What you need to do: Reproduce the listing below exactly, beginning with its first line and ending with the line that holds "ax.set_axisbelow(True)"; pictures are not part of the copy.

— start —

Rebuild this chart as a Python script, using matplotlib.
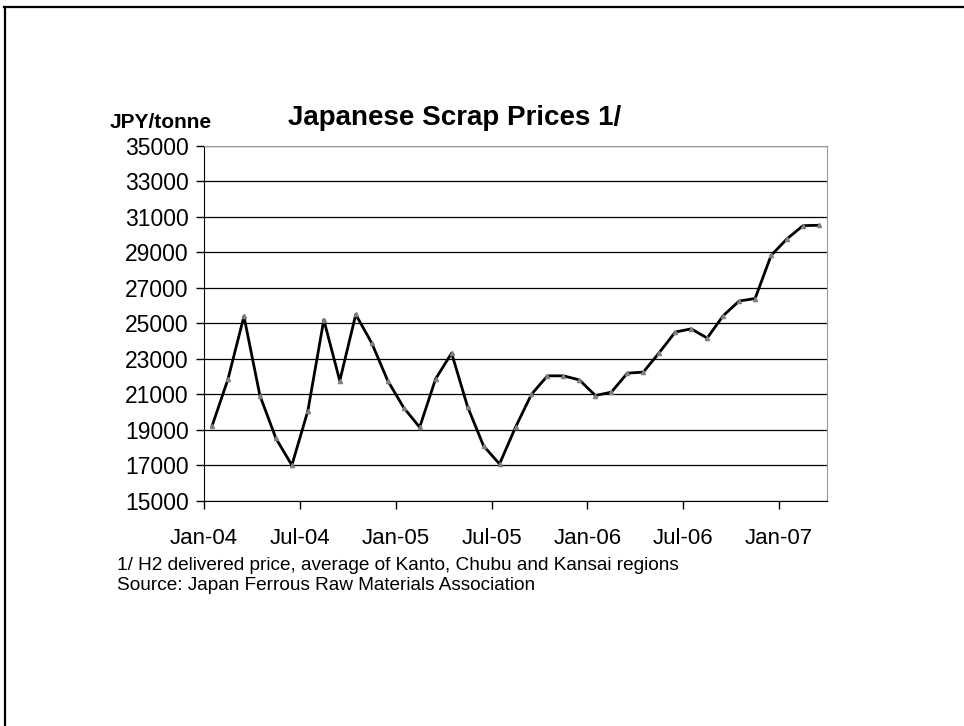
import numpy as np
import matplotlib.pyplot as plt
from matplotlib.lines import Line2D

plt.rcParams["font.family"] = ["Liberation Sans", "DejaVu Sans"]

# monthly prices Jan-04 .. Mar-07 (JPY/tonne)
months = ["Jan-04", "Feb-04", "Mar-04", "Apr-04", "May-04", "Jun-04", "Jul-04", "Aug-04", "Sep-04",
          "Oct-04", "Nov-04", "Dec-04", "Jan-05", "Feb-05", "Mar-05", "Apr-05", "May-05", "Jun-05",
          "Jul-05", "Aug-05", "Sep-05", "Oct-05", "Nov-05", "Dec-05", "Jan-06", "Feb-06", "Mar-06",
          "Apr-06", "May-06", "Jun-06", "Jul-06", "Aug-06", "Sep-06", "Oct-06", "Nov-06", "Dec-06",
          "Jan-07", "Feb-07", "Mar-07"]
prices = [19200, 21850, 25400, 20930, 18520, 17000, 20060, 25200, 21760, 25500, 23890, 21770,
          20250, 19140, 21870, 23320, 20300, 18090, 17070, 19140, 21000, 22040, 22040, 21810,
          20930, 21120, 22190, 22250, 23350, 24510, 24690, 24170, 25430, 26260, 26400, 28830,
          29770, 30510, 30530]
tick_labels = ["Jan-04", "Jul-04", "Jan-05", "Jul-05", "Jan-06", "Jul-06", "Jan-07"]
y_ticks = list(range(15000, 35001, 2000))

fig = plt.figure(figsize=(9.64, 7.26), dpi=100)
ax = fig.add_axes([204 / 964, 1 - 500.7 / 726, 623 / 964, 354.7 / 726])

x = np.arange(len(prices))
ax.plot(x, prices, color="black", lw=2, zorder=3)
ax.plot(x, prices, ls="none", marker="^", ms=3, color="#808080", zorder=4)

ax.set_xlim(-0.5, len(prices) - 0.5)
ax.set_ylim(15000, 35000)
ax.set_yticks(y_ticks)
ax.set_yticklabels([str(v) for v in y_ticks])
ax.set_xticks([-0.5 + 6 * k for k in range(len(tick_labels))])
ax.set_xticklabels(tick_labels)
ax.yaxis.grid(True, color="black", lw=0.9)
ax.set_axisbelow(True)

ax.tick_params(axis="y", direction="out", length=6, width=1, labelsize=16.5, pad=5)
ax.tick_params(axis="x", direction="out", length=6, width=1, labelsize=16, pad=14)
for s in ["top", "right"]:
    ax.spines[s].set_color("#999999")
for s in ["left", "bottom"]:
    ax.spines[s].set_color("black")

fig.text(455 / 964, 1 - 118 / 726, "Japanese Scrap Prices 1/", ha="center", va="center",
         fontsize=20, fontweight="bold")
fig.text(161 / 964, 1 - 122 / 726, "JPY/tonne", ha="center", va="center",
         fontsize=15, fontweight="bold")
fig.text(117 / 964, 1 - 566 / 726, "1/ H2 delivered price, average of Kanto, Chubu and Kansai regions",
         ha="left", va="center", fontsize=13.7)
fig.text(117 / 964, 1 - 585 / 726, "Source: Japan Ferrous Raw Materials Association",
         ha="left", va="center", fontsize=13.7)

# page border (top and left edges)
fig.add_artist(Line2D([4 / 964, 1], [1 - 7 / 726, 1 - 7 / 726], color="black", lw=1.6,
                      transform=fig.transFigure))
fig.add_artist(Line2D([5 / 964, 5 / 964], [0, 1 - 7 / 726], color="black", lw=1.6,
                      transform=fig.transFigure))

fig.savefig("out.png", dpi=100)
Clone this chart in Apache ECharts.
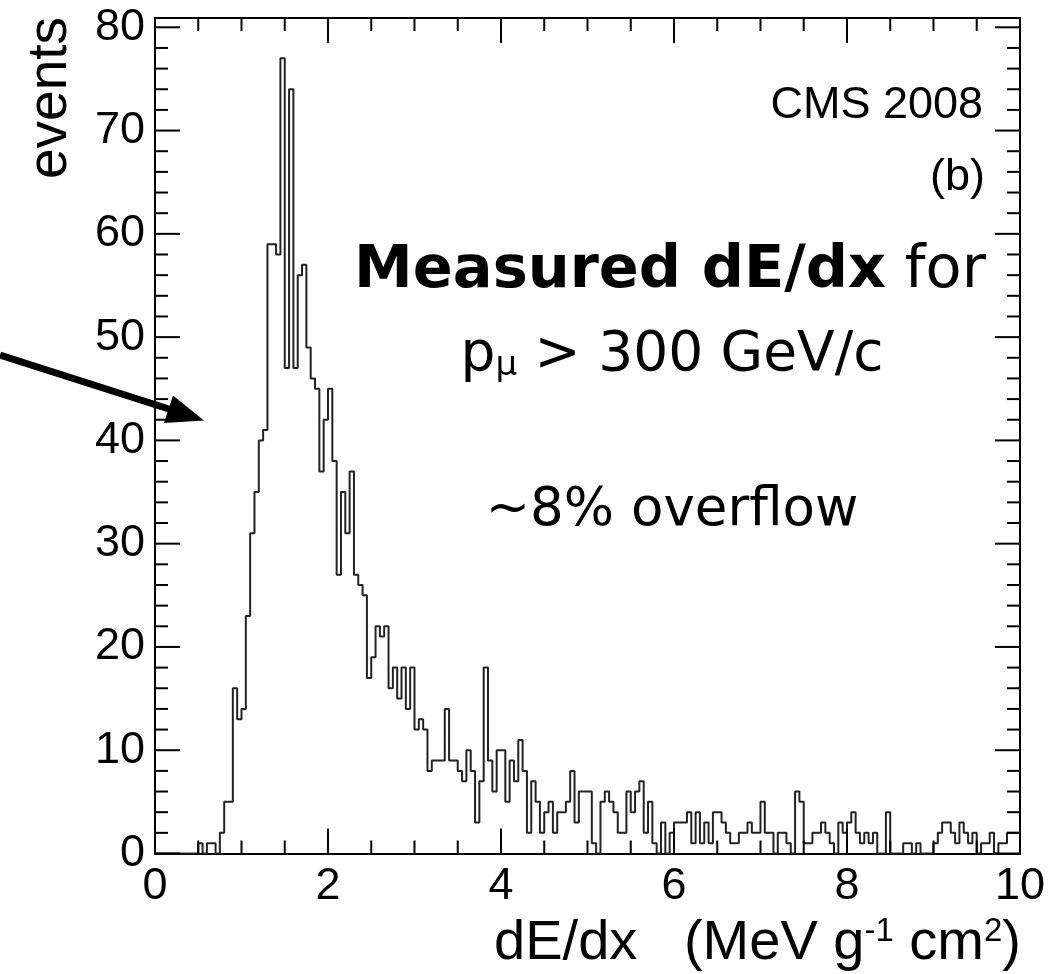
<!DOCTYPE html>
<html>
<head>
<meta charset="utf-8">
<script src="https://cdn.jsdelivr.net/npm/echarts@6/dist/echarts.min.js"></script>
<style>
html,body{margin:0;padding:0;background:#fff;}
#wrap{position:relative;width:1048px;height:974px;}
#chart,#notes{position:absolute;left:0;top:0;width:1048px;height:974px;}
#notes{pointer-events:none;}
</style>
</head>
<body>
<div id="wrap"><div id="chart"></div><div id="notes"></div></div>
<script>
// ---- data ----
const binStart = 0;
const binWidth = 0.05;            // 200 bins over 0..10
const counts = [
  0,0,0,0,0,0,0,0,0,0,
  1,0,1,1,0,2,5,5,16,13,
  14,23,31,35,40,41,59,59,58,77,
  47,74,47,56,57,49,46,45,37,42,
  45,38,27,35,31,37,27,26,25,17,
  19,22,21,22,16,18,15,18,14,18,
  12,13,12,8,9,9,9,14,9,9,
  8,7,10,8,3,7,18,9,6,10,
  10,5,9,7,11,8,2,7,5,2,
  4,5,2,4,4,5,8,3,6,6,
  6,1,0,5,6,5,4,2,2,6,
  4,6,7,2,5,1,0,3,0,2,
  3,3,3,4,1,4,1,3,1,4,
  4,3,2,1,1,2,2,3,2,2,
  5,2,2,0,2,2,1,0,6,5,
  1,1,2,2,3,2,1,0,3,2,
  3,4,2,1,2,1,2,0,0,4,
  0,0,0,1,1,0,1,0,0,0,
  1,2,3,3,2,1,3,2,1,2,
  0,1,1,2,0,1,1,2,2,2
];
const xRange = [0, 10];
const yRange = [0, 80.9];
const xMajor = 2, xMinorStep = 0.5;
const yMajor = 10, yMinorStep = 2;
const xMajorTicks = [0, 2, 4, 6, 8, 10];
const yMajorTicks = [0, 10, 20, 30, 40, 50, 60, 70, 80];

const yTitle = 'events';
const xTitleParts = ['dE/dx   (MeV g', '-1', ' cm', '2', ')'];
const labelCMS = 'CMS 2008';
const labelPanel = '(b)';
const labelMeasBold = 'Measured dE/dx';
const labelMeasReg = ' for';
const labelP = 'p', labelMu = 'μ', labelCut = ' > 300 GeV/c';
const labelOverflow = '~8% overflow';

// histogram outline points at bin low edges (step drawn by the library)
const histData = counts.map((c, i) => [binStart + i * binWidth, c]);
histData.push([binStart + counts.length * binWidth, counts[counts.length - 1]]);

// minor tick positions between the major ones
function minorTicks(lo, hi, step, major) {
  const out = [];
  const n = Math.round((hi - lo) / step);
  for (let k = 0; k <= n; k++) {
    const v = +(lo + k * step).toFixed(6);
    if (Math.abs(v / major - Math.round(v / major)) > 1e-6) out.push(v);
  }
  return out;
}
const xMinorTicks = minorTicks(xRange[0], xRange[1], xMinorStep, xMajor);
const yMinorTicks = minorTicks(0, 80, yMinorStep, yMajor);

const BLACK = '#000';
const tickFont = 'Liberation Sans';
const MAJOR_LEN = 25, MINOR_LEN = 13;

function xAxisDef(pos, showLabel) {
  return {
    type: 'value', position: pos, min: xRange[0], max: xRange[1], interval: xMajor,
    axisLine: {show: true, onZero: false, lineStyle: {color: BLACK, width: 2}},
    axisTick: {show: false}, minorTick: {show: false},
    splitLine: {show: false}, minorSplitLine: {show: false},
    axisLabel: {show: showLabel, fontFamily: tickFont, fontSize: 45, color: BLACK, margin: 11}
  };
}
function yAxisDef(pos, showLabel) {
  return {
    type: 'value', position: pos, min: yRange[0], max: yRange[1], interval: yMajor,
    axisLine: {show: true, onZero: false, lineStyle: {color: BLACK, width: 2}},
    axisTick: {show: false}, minorTick: {show: false},
    splitLine: {show: false}, minorSplitLine: {show: false},
    axisLabel: {
      show: showLabel, fontFamily: tickFont, fontSize: 45, color: BLACK, margin: 10,
      formatter: v => (Math.abs(v / yMajor - Math.round(v / yMajor)) < 1e-6 ? String(v) : '')
    }
  };
}

// inward tick marks on all four sides, placed through the axes' own scales
function xTickSeries(ticks, len) {
  return {
    type: 'custom', coordinateSystem: 'cartesian2d', silent: true, clip: false, z: 5,
    data: ticks.map(v => [v, yRange[0]]),
    renderItem: (params, api) => {
      const v = api.value(0);
      const pb = api.coord([v, yRange[0]]);
      const pt = api.coord([v, yRange[1]]);
      const st = {stroke: BLACK, lineWidth: 2};
      return {type: 'group', children: [
        {type: 'line', shape: {x1: pb[0], y1: pb[1], x2: pb[0], y2: pb[1] - len}, style: st},
        {type: 'line', shape: {x1: pt[0], y1: pt[1], x2: pt[0], y2: pt[1] + len}, style: st}
      ]};
    }
  };
}
function yTickSeries(ticks, len) {
  return {
    type: 'custom', coordinateSystem: 'cartesian2d', silent: true, clip: false, z: 5,
    data: ticks.map(v => [xRange[0], v]),
    renderItem: (params, api) => {
      const v = api.value(1);
      const pl = api.coord([xRange[0], v]);
      const pr = api.coord([xRange[1], v]);
      const st = {stroke: BLACK, lineWidth: 2};
      return {type: 'group', children: [
        {type: 'line', shape: {x1: pl[0], y1: pl[1], x2: pl[0] + len, y2: pl[1]}, style: st},
        {type: 'line', shape: {x1: pr[0], y1: pr[1], x2: pr[0] - len, y2: pr[1]}, style: st}
      ]};
    }
  };
}

// main chart: frame, labels, ticks and the histogram
const chart = echarts.init(document.getElementById('chart'));
chart.setOption({
  animation: false,
  grid: {left: 155, right: 27, top: 18, bottom: 120.5},
  xAxis: [xAxisDef('bottom', true), xAxisDef('top', false)],
  yAxis: [yAxisDef('left', true), yAxisDef('right', false)],
  series: [
    {
      type: 'line', step: 'end', data: histData,
      symbol: 'none', silent: true,
      lineStyle: {color: '#222', width: 2}
    },
    xTickSeries(xMajorTicks, MAJOR_LEN),
    xTickSeries(xMinorTicks, MINOR_LEN),
    yTickSeries(yMajorTicks, MAJOR_LEN),
    yTickSeries(yMinorTicks, MINOR_LEN)
  ]
});

// overlay instance: titles, annotations and the arrow
const notes = echarts.init(document.getElementById('notes'));
notes.setOption({
  animation: false,
  graphic: [
    {type: 'text', x: 51, y: 17, rotation: Math.PI / 2,
     style: {text: yTitle, font: '55px "Liberation Sans"', fill: BLACK, textAlign: 'right', textVerticalAlign: 'middle'}},
    {type: 'text', x: 1021, y: 943.5,
     style: {
       text: '{a|' + xTitleParts[0] + '}{s|' + xTitleParts[1] + '}{a|' + xTitleParts[2] + '}{s|' + xTitleParts[3] + '}{a|' + xTitleParts[4] + '}',
       textAlign: 'right', textVerticalAlign: 'middle',
       rich: {
         a: {fontFamily: 'Liberation Sans', fontSize: 56, fill: BLACK},
         s: {fontFamily: 'Liberation Sans', fontSize: 33, fill: BLACK, verticalAlign: 'top'}
       }
     }},
    {type: 'text', x: 983, y: 106,
     style: {text: labelCMS, font: '45px "Liberation Sans"', fill: BLACK, textAlign: 'right', textVerticalAlign: 'middle'}},
    {type: 'text', x: 985, y: 178,
     style: {text: labelPanel, font: '45px "Liberation Sans"', fill: BLACK, textAlign: 'right', textVerticalAlign: 'middle'}},
    {type: 'text', x: 670, y: 272,
     style: {
       text: '{b|' + labelMeasBold + '}{r|' + labelMeasReg + '}',
       textAlign: 'center', textVerticalAlign: 'middle',
       rich: {
         b: {fontFamily: 'DejaVu Sans', fontWeight: 'bold', fontSize: 59, fill: BLACK},
         r: {fontFamily: 'DejaVu Sans', fontWeight: 'normal', fontSize: 59, fill: BLACK}
       }
     }},
    {type: 'text', x: 672, y: 356,
     style: {
       text: '{p|' + labelP + '}{m|' + labelMu + '}{p|' + labelCut + '}',
       textAlign: 'center', textVerticalAlign: 'middle',
       rich: {
         p: {fontFamily: 'DejaVu Sans', fontSize: 55, fill: BLACK},
         m: {fontFamily: 'DejaVu Sans', fontSize: 34, fill: BLACK, verticalAlign: 'bottom'}
       }
     }},
    {type: 'text', x: 672, y: 511,
     style: {text: labelOverflow, font: '53px "DejaVu Sans"', fill: BLACK, textAlign: 'center', textVerticalAlign: 'middle'}},
    {type: 'line', shape: {x1: 0, y1: 355, x2: 172, y2: 410},
     style: {stroke: BLACK, lineWidth: 7}},
    {type: 'polygon', shape: {points: [[204, 420.5], [173, 395.5], [164, 423]]},
     style: {fill: BLACK}}
  ]
});
</script>
</body>
</html>
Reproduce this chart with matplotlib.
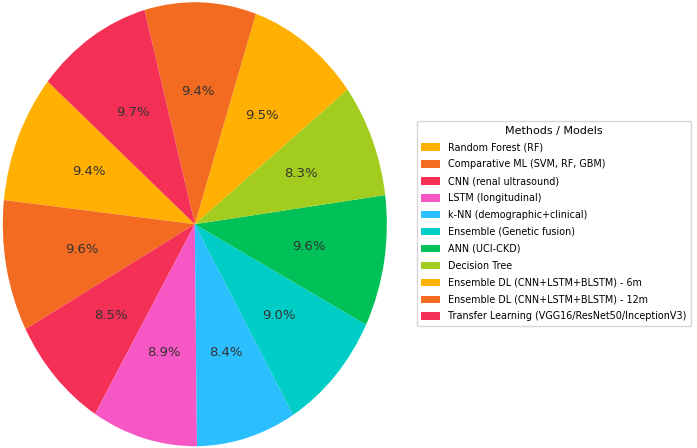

— end —

The answer:
Rebuild this chart as a Python script, using matplotlib.
import numpy as np
import matplotlib.pyplot as plt
from matplotlib.lines import Line2D

plt.rcParams["font.family"] = ["Liberation Sans", "DejaVu Sans"]

# monthly prices Jan-04 .. Mar-07 (JPY/tonne)
months = ["Jan-04", "Feb-04", "Mar-04", "Apr-04", "May-04", "Jun-04", "Jul-04", "Aug-04", "Sep-04",
          "Oct-04", "Nov-04", "Dec-04", "Jan-05", "Feb-05", "Mar-05", "Apr-05", "May-05", "Jun-05",
          "Jul-05", "Aug-05", "Sep-05", "Oct-05", "Nov-05", "Dec-05", "Jan-06", "Feb-06", "Mar-06",
          "Apr-06", "May-06", "Jun-06", "Jul-06", "Aug-06", "Sep-06", "Oct-06", "Nov-06", "Dec-06",
          "Jan-07", "Feb-07", "Mar-07"]
prices = [19200, 21850, 25400, 20930, 18520, 17000, 20060, 25200, 21760, 25500, 23890, 21770,
          20250, 19140, 21870, 23320, 20300, 18090, 17070, 19140, 21000, 22040, 22040, 21810,
          20930, 21120, 22190, 22250, 23350, 24510, 24690, 24170, 25430, 26260, 26400, 28830,
          29770, 30510, 30530]
tick_labels = ["Jan-04", "Jul-04", "Jan-05", "Jul-05", "Jan-06", "Jul-06", "Jan-07"]
y_ticks = list(range(15000, 35001, 2000))

fig = plt.figure(figsize=(9.64, 7.26), dpi=100)
ax = fig.add_axes([204 / 964, 1 - 500.7 / 726, 623 / 964, 354.7 / 726])

x = np.arange(len(prices))
ax.plot(x, prices, color="black", lw=2, zorder=3)
ax.plot(x, prices, ls="none", marker="^", ms=3, color="#808080", zorder=4)

ax.set_xlim(-0.5, len(prices) - 0.5)
ax.set_ylim(15000, 35000)
ax.set_yticks(y_ticks)
ax.set_yticklabels([str(v) for v in y_ticks])
ax.set_xticks([-0.5 + 6 * k for k in range(len(tick_labels))])
ax.set_xticklabels(tick_labels)
ax.yaxis.grid(True, color="black", lw=0.9)
ax.set_axisbelow(True)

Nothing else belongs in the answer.